Can I take a screenshot and directly open it in Gimp?
Common use case for me and printscreen:
- Hit printscreen and save
.png
- Open up
Gimp
- Find file I've saved
- Edit file (crop and highlight regions)
It seems like the first three steps could be combined into a single key bind, e.g. printscreen auto opens Gimp
, ready to edit.
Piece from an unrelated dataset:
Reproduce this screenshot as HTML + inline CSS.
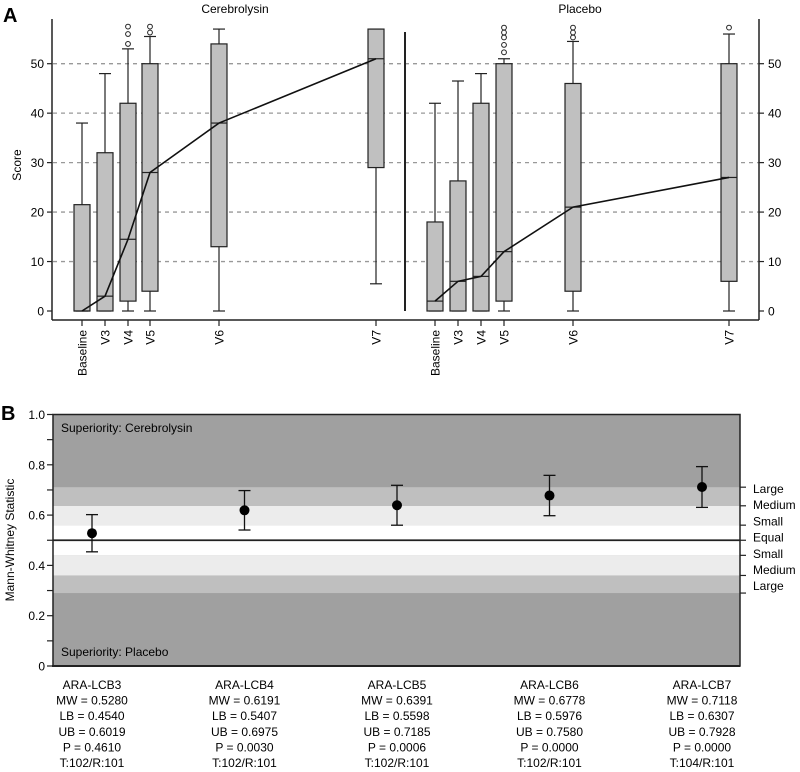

Is that possible?
Solution 1:
Quick version
Literally doing what you asked; in one action:
- Take a screenshot
- Save it in your preferred directory
-
Opening it with Gimp
The script
#!/bin/bash
picsdir=~/Pictures/out.png
gnome-screenshot -f "$picsdir"
gimp "$picsdir"
How to use
- Copy the script into an empty file, save it as
take_ashot.sh
-
Set your preferred directory to save the files in, in the line:
picsdir=~/Pictures/out.png
I'd leave it as it is if your system is English, else you'd need to change the Pictures folder name.
-
Test-run it by the command:
/bin/bash /path/to/take_ashot.sh
-
If all works fine, add it to a shortcut: Choose: System Settings > "Keyboard" > "Shortcuts" > "Custom Shortcuts". Click the "+" and add the command:
/bin/bash /path/to/take_ashot.sh
Note
Since you mentioned not to save the source file in most cases, I made the script overwrite previous files. If you don't want that, we'd need to build in a few renaming- lines.
Solution 2:
Why not just take the screenshot with Gimp? File > Create > Screenshot.
This requires no intermediate storage at all.